What to work on => Below is a block of records; return all of them exactly, but without the images.

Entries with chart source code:
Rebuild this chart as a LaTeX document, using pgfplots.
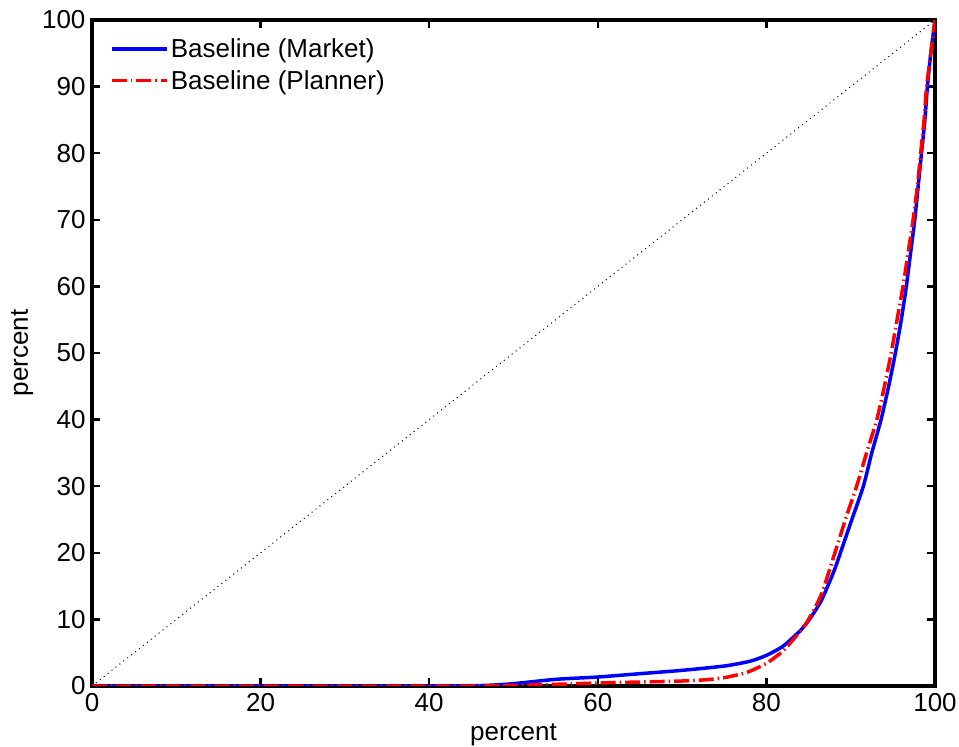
\documentclass[border=0pt]{standalone}
\usepackage{pgfplots}
\pgfplotsset{compat=1.18}
\usepackage{fontspec}
\setmainfont{Liberation Sans}
\begin{document}
\begin{tikzpicture}
\path[use as bounding box] (-92pt,-61pt) rectangle (867pt,686pt);
\begin{axis}[
  at={(0,0)}, anchor=south west,
  scale only axis,
  width=843pt, height=666pt,
  xmin=0, xmax=100, ymin=0, ymax=100,
  xtick={0,20,...,100},
  ytick={0,10,...,100},
  tick align=inside,
  major tick length=8pt,
  every tick/.style={line width=2.5pt, black},
  axis line style={line width=3.2pt},
  font=\fontsize{26}{30}\selectfont,
  /pgf/number format/assume math mode=true,
  xlabel={percent}, ylabel={percent},
  xlabel style={yshift=-5pt},
  ylabel style={yshift=2pt},
  xticklabel style={yshift=-4pt},
  yticklabel style={xshift=-3pt},
  legend style={draw=none, fill=none, at={(0.021,0.975)}, anchor=north west,
    font=\fontsize{26}{30}\selectfont, row sep=7pt, inner sep=0pt},
  legend cell align=left,
  legend image code/.code={\draw[#1] plot coordinates {(0cm,0cm) (1cm,0cm) (1.95cm,0cm)};},
]
\addplot[blue, line width=3.5pt, smooth, tension=0.4] coordinates {
(0,0) (40,0) (45,0.05) (47,0.1) (50,0.35) (55,1.0) (60,1.35) (65,1.85) (70,2.35)
(75,3.0) (78,3.7) (80,4.6) (82,6.0) (84,8.3) (85,9.8) (86.5,12.8) (88,17.2)
(88.7,19.7) (90,24.5) (91.5,30) (92.5,35) (93.6,40) (94.5,45) (95.3,50) (96,55)
(96.6,60) (97.1,65) (97.6,70) (98,75) (98.4,80) (98.8,85) (99.1,90) (99.5,95) (100,100)
};
\addlegendentry{Baseline (Market)}
\addplot[red, line width=3.5pt, smooth, tension=0.4, dash pattern=on 15pt off 4pt on 1.5pt off 4pt] coordinates {
(0,0) (45,0) (48,0.05) (52,0.15) (55,0.25) (60,0.45) (65,0.6) (70,0.75) (73,0.95)
(75,1.25) (77,1.8) (78,2.2) (80,3.4) (82,5.3) (84,8.2) (85,10) (86.5,13.7) (88,19.5)
(89.5,25.5) (90.7,30) (92,35.5) (93.1,40) (94,45) (94.8,50) (95.5,55) (96.2,60)
(96.8,65) (97.4,70) (97.9,75) (98.3,80) (98.7,85) (99,90) (99.5,95) (100,100)
};
\addlegendentry{Baseline (Planner)}
\addplot[black, line width=1pt, dash pattern=on 1pt off 4pt, forget plot] coordinates {(0,0) (100,100)};
\end{axis}
\end{tikzpicture}
\end{document}
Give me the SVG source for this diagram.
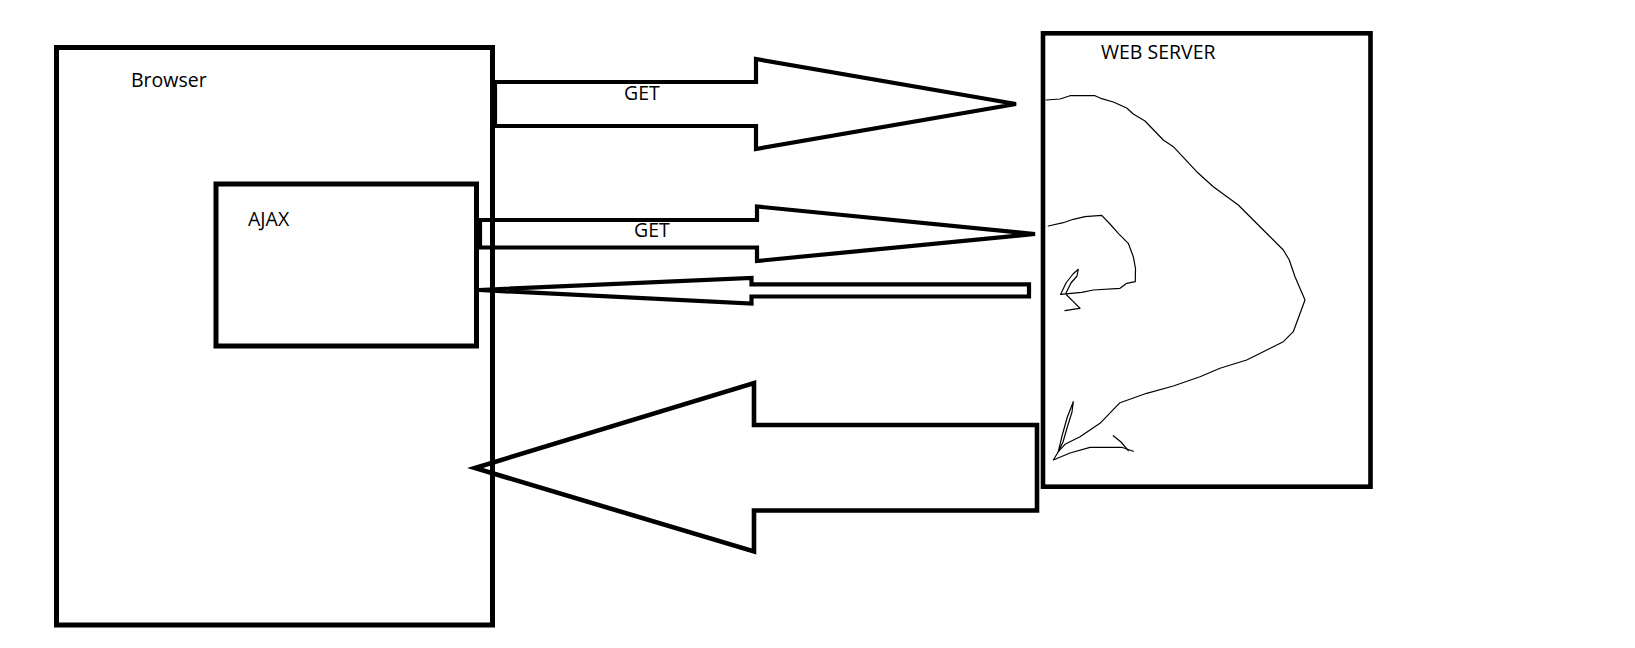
<svg xmlns="http://www.w3.org/2000/svg" width="1635" height="648" viewBox="0 0 1635 648">
<style>
.box{fill:none;stroke:#000;stroke-width:5}
.arr{fill:none;stroke:#000;stroke-width:4.2;stroke-linejoin:miter;stroke-miterlimit:4}
.pen{fill:none;stroke:#000;stroke-width:1.2;stroke-linejoin:round;stroke-linecap:round}
.lbl{font-family:"Open Sans","Noto Sans",sans-serif;font-size:19.5px;fill:#000}
</style>
<rect width="1635" height="648" fill="#fff"/>
<g id="browser">
<rect class="box" x="56.5" y="47.5" width="436" height="577.5"/>
<text class="lbl" x="131" y="87">Browser</text>
</g>
<g id="ajax">
<rect class="box" x="216" y="184" width="260.5" height="162"/>
<text class="lbl" x="248" y="226">AJAX</text>
</g>
<g id="webserver">
<rect class="box" x="1043" y="33.3" width="327.5" height="453.4" style="stroke-width:4.6"/>
<text class="lbl" x="1101" y="59">WEB SERVER</text>
<path class="pen" d="M1046,100 L1060,99 L1070,95.7 L1095,95.7 L1101.7,98.7 L1113.3,102 L1126.7,108 L1133.3,114 L1145,121 L1163.3,140 L1173.3,146.7 L1196.7,171.7 L1213.3,186.7 L1238.3,205 L1263.3,230 L1283.3,250 L1289.3,260 L1295,276.7 L1305,300 L1293.3,331.7 L1283.3,341.7 L1263.3,351.7 L1246.7,360 L1220,368.3 L1200,376.7 L1173.3,386 L1146.7,393.3 L1120,402.7 L1100,423.3 L1080,436.7 L1065,444.3 L1058.3,451.7"/>
<path class="pen" d="M1058.3,451.7 L1062,436 L1067,418 L1073.3,401.7 L1072,412 L1067,428 L1063,442 L1058.3,451.7 L1053.3,460 L1070,453 L1090,447.3 L1121.7,447.3 L1133.3,451.3"/>
<path class="pen" d="M1113.3,435.7 L1121,442 L1128.3,450.7"/>
<path class="pen" d="M1048.3,226 L1063.3,222.7 L1073.3,219.3 L1085,216.7 L1101.7,215.3 L1110,224 L1118.3,233.3 L1128.3,243.3 L1133.3,256.7 L1135.5,268.3 L1135.3,281.7 L1126.7,283.3 L1120,288.3 L1093.3,290 L1081.7,292.3 L1060.7,294.3"/>
<path class="pen" d="M1060.7,294.3 L1066,283 L1073,274 L1078.3,269.3 L1077,276 L1071,283 L1066,293 L1066.7,295 L1073.3,301.7 L1080,308.3 L1076,308.8 L1065,310.7"/>
</g>
<g id="connectors">
<polygon class="arr" points="495,82 756,82 756,59 1016,104 756,149 756,126 495,126"/>
<text class="lbl" x="624" y="100">GET</text>
<polygon class="arr" points="480,220 757,220 757,206.5 1035,234 757,261 757,247.5 480,247.5"/>
<text class="lbl" x="634" y="236.5">GET</text>
<polygon class="arr" points="479,290 751.5,278 751.5,284.3 1029,284.3 1029,296.5 751.5,296.5 751.5,303.5"/>
<polygon class="arr" points="475,468 754,383 754,425 1037,425 1037,510.5 754,510.5 754,551.5" style="stroke-width:4.6"/>
</g>
</svg>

Response =>
Rebuild this chart as a LaTeX document, using pgfplots.
\documentclass[border=0pt]{standalone}
\usepackage{pgfplots}
\pgfplotsset{compat=1.18}
\usepackage{fontspec}
\setmainfont{Liberation Sans}
\begin{document}
\begin{tikzpicture}
\path[use as bounding box] (-92pt,-61pt) rectangle (867pt,686pt);
\begin{axis}[
  at={(0,0)}, anchor=south west,
  scale only axis,
  width=843pt, height=666pt,
  xmin=0, xmax=100, ymin=0, ymax=100,
  xtick={0,20,...,100},
  ytick={0,10,...,100},
  tick align=inside,
  major tick length=8pt,
  every tick/.style={line width=2.5pt, black},
  axis line style={line width=3.2pt},
  font=\fontsize{26}{30}\selectfont,
  /pgf/number format/assume math mode=true,
  xlabel={percent}, ylabel={percent},
  xlabel style={yshift=-5pt},
  ylabel style={yshift=2pt},
  xticklabel style={yshift=-4pt},
  yticklabel style={xshift=-3pt},
  legend style={draw=none, fill=none, at={(0.021,0.975)}, anchor=north west,
    font=\fontsize{26}{30}\selectfont, row sep=7pt, inner sep=0pt},
  legend cell align=left,
  legend image code/.code={\draw[#1] plot coordinates {(0cm,0cm) (1cm,0cm) (1.95cm,0cm)};},
]
\addplot[blue, line width=3.5pt, smooth, tension=0.4] coordinates {
(0,0) (40,0) (45,0.05) (47,0.1) (50,0.35) (55,1.0) (60,1.35) (65,1.85) (70,2.35)
(75,3.0) (78,3.7) (80,4.6) (82,6.0) (84,8.3) (85,9.8) (86.5,12.8) (88,17.2)
(88.7,19.7) (90,24.5) (91.5,30) (92.5,35) (93.6,40) (94.5,45) (95.3,50) (96,55)
(96.6,60) (97.1,65) (97.6,70) (98,75) (98.4,80) (98.8,85) (99.1,90) (99.5,95) (100,100)
};
\addlegendentry{Baseline (Market)}
\addplot[red, line width=3.5pt, smooth, tension=0.4, dash pattern=on 15pt off 4pt on 1.5pt off 4pt] coordinates {
(0,0) (45,0) (48,0.05) (52,0.15) (55,0.25) (60,0.45) (65,0.6) (70,0.75) (73,0.95)
(75,1.25) (77,1.8) (78,2.2) (80,3.4) (82,5.3) (84,8.2) (85,10) (86.5,13.7) (88,19.5)
(89.5,25.5) (90.7,30) (92,35.5) (93.1,40) (94,45) (94.8,50) (95.5,55) (96.2,60)
(96.8,65) (97.4,70) (97.9,75) (98.3,80) (98.7,85) (99,90) (99.5,95) (100,100)
};
\addlegendentry{Baseline (Planner)}
\addplot[black, line width=1pt, dash pattern=on 1pt off 4pt, forget plot] coordinates {(0,0) (100,100)};
\end{axis}
\end{tikzpicture}
\end{document}
Give me the SVG source for this diagram.
<svg xmlns="http://www.w3.org/2000/svg" width="1635" height="648" viewBox="0 0 1635 648">
<style>
.box{fill:none;stroke:#000;stroke-width:5}
.arr{fill:none;stroke:#000;stroke-width:4.2;stroke-linejoin:miter;stroke-miterlimit:4}
.pen{fill:none;stroke:#000;stroke-width:1.2;stroke-linejoin:round;stroke-linecap:round}
.lbl{font-family:"Open Sans","Noto Sans",sans-serif;font-size:19.5px;fill:#000}
</style>
<rect width="1635" height="648" fill="#fff"/>
<g id="browser">
<rect class="box" x="56.5" y="47.5" width="436" height="577.5"/>
<text class="lbl" x="131" y="87">Browser</text>
</g>
<g id="ajax">
<rect class="box" x="216" y="184" width="260.5" height="162"/>
<text class="lbl" x="248" y="226">AJAX</text>
</g>
<g id="webserver">
<rect class="box" x="1043" y="33.3" width="327.5" height="453.4" style="stroke-width:4.6"/>
<text class="lbl" x="1101" y="59">WEB SERVER</text>
<path class="pen" d="M1046,100 L1060,99 L1070,95.7 L1095,95.7 L1101.7,98.7 L1113.3,102 L1126.7,108 L1133.3,114 L1145,121 L1163.3,140 L1173.3,146.7 L1196.7,171.7 L1213.3,186.7 L1238.3,205 L1263.3,230 L1283.3,250 L1289.3,260 L1295,276.7 L1305,300 L1293.3,331.7 L1283.3,341.7 L1263.3,351.7 L1246.7,360 L1220,368.3 L1200,376.7 L1173.3,386 L1146.7,393.3 L1120,402.7 L1100,423.3 L1080,436.7 L1065,444.3 L1058.3,451.7"/>
<path class="pen" d="M1058.3,451.7 L1062,436 L1067,418 L1073.3,401.7 L1072,412 L1067,428 L1063,442 L1058.3,451.7 L1053.3,460 L1070,453 L1090,447.3 L1121.7,447.3 L1133.3,451.3"/>
<path class="pen" d="M1113.3,435.7 L1121,442 L1128.3,450.7"/>
<path class="pen" d="M1048.3,226 L1063.3,222.7 L1073.3,219.3 L1085,216.7 L1101.7,215.3 L1110,224 L1118.3,233.3 L1128.3,243.3 L1133.3,256.7 L1135.5,268.3 L1135.3,281.7 L1126.7,283.3 L1120,288.3 L1093.3,290 L1081.7,292.3 L1060.7,294.3"/>
<path class="pen" d="M1060.7,294.3 L1066,283 L1073,274 L1078.3,269.3 L1077,276 L1071,283 L1066,293 L1066.7,295 L1073.3,301.7 L1080,308.3 L1076,308.8 L1065,310.7"/>
</g>
<g id="connectors">
<polygon class="arr" points="495,82 756,82 756,59 1016,104 756,149 756,126 495,126"/>
<text class="lbl" x="624" y="100">GET</text>
<polygon class="arr" points="480,220 757,220 757,206.5 1035,234 757,261 757,247.5 480,247.5"/>
<text class="lbl" x="634" y="236.5">GET</text>
<polygon class="arr" points="479,290 751.5,278 751.5,284.3 1029,284.3 1029,296.5 751.5,296.5 751.5,303.5"/>
<polygon class="arr" points="475,468 754,383 754,425 1037,425 1037,510.5 754,510.5 754,551.5" style="stroke-width:4.6"/>
</g>
</svg>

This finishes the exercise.